Search the material for the word "chart" and copy each line that holds it.

-- start of TASK DATA --

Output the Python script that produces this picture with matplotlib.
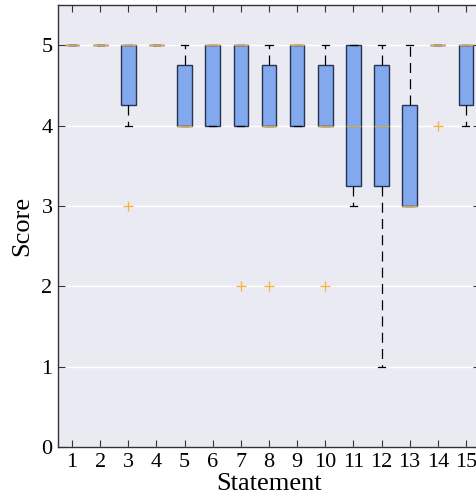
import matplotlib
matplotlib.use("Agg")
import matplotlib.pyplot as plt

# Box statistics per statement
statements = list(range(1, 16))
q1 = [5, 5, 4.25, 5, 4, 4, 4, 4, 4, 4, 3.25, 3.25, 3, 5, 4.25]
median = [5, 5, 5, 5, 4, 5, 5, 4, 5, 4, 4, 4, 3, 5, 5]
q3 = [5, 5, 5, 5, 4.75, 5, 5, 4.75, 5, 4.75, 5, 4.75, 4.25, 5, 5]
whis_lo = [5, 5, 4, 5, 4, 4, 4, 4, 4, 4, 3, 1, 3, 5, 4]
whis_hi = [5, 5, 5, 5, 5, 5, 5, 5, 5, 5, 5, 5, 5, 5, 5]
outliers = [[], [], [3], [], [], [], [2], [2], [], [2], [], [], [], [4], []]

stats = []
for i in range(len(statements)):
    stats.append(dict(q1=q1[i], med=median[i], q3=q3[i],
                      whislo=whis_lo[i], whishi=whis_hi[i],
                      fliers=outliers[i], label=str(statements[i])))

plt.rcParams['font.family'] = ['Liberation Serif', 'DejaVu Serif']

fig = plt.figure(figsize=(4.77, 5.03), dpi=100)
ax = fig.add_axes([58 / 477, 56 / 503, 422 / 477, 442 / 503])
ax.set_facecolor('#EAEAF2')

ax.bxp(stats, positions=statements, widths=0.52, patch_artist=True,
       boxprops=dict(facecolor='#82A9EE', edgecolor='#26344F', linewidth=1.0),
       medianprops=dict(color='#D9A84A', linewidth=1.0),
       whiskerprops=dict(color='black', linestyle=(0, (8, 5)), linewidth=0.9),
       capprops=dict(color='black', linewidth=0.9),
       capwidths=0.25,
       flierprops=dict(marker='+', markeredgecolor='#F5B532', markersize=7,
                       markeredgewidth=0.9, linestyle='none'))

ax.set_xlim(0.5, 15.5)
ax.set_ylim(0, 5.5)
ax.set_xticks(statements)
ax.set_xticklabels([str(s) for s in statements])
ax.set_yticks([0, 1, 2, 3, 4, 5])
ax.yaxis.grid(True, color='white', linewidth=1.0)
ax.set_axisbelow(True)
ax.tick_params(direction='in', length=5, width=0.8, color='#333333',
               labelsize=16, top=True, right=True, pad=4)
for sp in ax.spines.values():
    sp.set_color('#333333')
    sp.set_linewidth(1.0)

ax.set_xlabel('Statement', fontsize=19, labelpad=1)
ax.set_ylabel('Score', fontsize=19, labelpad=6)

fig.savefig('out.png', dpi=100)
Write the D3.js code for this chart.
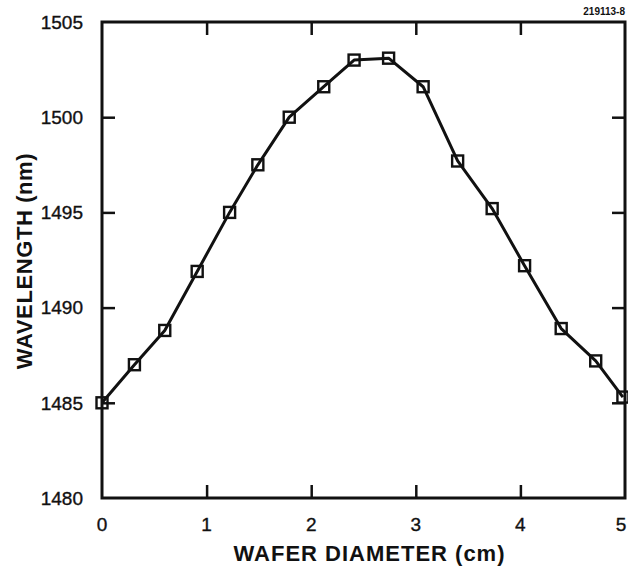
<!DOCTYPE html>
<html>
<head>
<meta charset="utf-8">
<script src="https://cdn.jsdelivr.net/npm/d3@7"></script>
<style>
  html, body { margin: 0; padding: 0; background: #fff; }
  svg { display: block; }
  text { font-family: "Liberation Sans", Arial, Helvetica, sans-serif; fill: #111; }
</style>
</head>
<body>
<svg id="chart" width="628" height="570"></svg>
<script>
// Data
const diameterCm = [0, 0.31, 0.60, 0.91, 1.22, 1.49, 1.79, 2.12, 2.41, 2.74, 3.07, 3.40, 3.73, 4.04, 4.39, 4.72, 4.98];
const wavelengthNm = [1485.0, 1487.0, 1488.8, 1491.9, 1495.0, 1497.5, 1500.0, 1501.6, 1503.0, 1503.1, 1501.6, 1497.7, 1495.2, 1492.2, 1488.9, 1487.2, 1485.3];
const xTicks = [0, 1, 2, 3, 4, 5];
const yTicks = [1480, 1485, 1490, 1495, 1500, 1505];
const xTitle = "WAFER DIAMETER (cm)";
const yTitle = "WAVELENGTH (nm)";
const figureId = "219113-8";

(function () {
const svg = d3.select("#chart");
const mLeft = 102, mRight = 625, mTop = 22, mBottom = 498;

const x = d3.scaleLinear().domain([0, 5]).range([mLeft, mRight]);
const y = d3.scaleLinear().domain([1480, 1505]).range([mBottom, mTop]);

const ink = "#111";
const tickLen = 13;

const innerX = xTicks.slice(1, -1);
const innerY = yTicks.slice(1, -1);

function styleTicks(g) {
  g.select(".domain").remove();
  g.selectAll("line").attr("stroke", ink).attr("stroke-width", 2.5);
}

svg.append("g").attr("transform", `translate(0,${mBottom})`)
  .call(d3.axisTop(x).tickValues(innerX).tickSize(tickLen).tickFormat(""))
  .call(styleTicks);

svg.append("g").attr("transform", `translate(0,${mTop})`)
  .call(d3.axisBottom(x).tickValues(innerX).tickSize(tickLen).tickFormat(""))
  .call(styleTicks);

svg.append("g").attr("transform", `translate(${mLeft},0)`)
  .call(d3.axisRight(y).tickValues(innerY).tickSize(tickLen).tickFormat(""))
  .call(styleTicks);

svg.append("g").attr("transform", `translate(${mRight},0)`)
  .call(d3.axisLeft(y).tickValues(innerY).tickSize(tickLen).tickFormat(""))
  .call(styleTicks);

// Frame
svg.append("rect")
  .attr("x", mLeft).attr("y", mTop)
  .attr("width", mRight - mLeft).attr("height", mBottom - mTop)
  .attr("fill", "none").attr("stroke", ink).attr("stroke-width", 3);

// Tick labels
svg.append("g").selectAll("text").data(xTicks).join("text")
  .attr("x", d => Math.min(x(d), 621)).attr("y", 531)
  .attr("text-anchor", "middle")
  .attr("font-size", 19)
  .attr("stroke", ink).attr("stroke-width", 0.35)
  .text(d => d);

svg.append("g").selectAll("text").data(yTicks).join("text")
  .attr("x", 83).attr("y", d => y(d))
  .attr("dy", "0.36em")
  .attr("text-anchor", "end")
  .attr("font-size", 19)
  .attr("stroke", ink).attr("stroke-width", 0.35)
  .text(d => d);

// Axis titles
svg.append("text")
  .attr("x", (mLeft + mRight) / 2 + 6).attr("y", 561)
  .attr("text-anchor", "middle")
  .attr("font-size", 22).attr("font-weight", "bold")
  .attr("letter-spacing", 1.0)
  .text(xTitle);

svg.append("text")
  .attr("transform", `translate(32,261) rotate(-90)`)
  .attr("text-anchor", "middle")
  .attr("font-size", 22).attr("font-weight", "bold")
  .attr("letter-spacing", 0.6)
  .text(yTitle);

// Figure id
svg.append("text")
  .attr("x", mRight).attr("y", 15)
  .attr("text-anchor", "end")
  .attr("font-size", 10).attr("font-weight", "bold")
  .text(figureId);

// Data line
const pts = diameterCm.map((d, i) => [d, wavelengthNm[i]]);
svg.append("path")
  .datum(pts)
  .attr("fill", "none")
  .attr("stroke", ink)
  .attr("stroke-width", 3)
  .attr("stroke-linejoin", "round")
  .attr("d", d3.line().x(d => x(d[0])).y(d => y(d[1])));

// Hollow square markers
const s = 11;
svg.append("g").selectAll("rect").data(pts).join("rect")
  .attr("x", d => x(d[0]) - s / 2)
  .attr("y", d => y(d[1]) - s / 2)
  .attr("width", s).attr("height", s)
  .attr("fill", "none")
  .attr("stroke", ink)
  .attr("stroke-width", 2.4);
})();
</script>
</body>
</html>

-- end of TASK DATA --

# SOLUTION TO THIS TASK
Write the D3.js code for this chart.
<svg id="chart" width="628" height="570"></svg>
const svg = d3.select("#chart");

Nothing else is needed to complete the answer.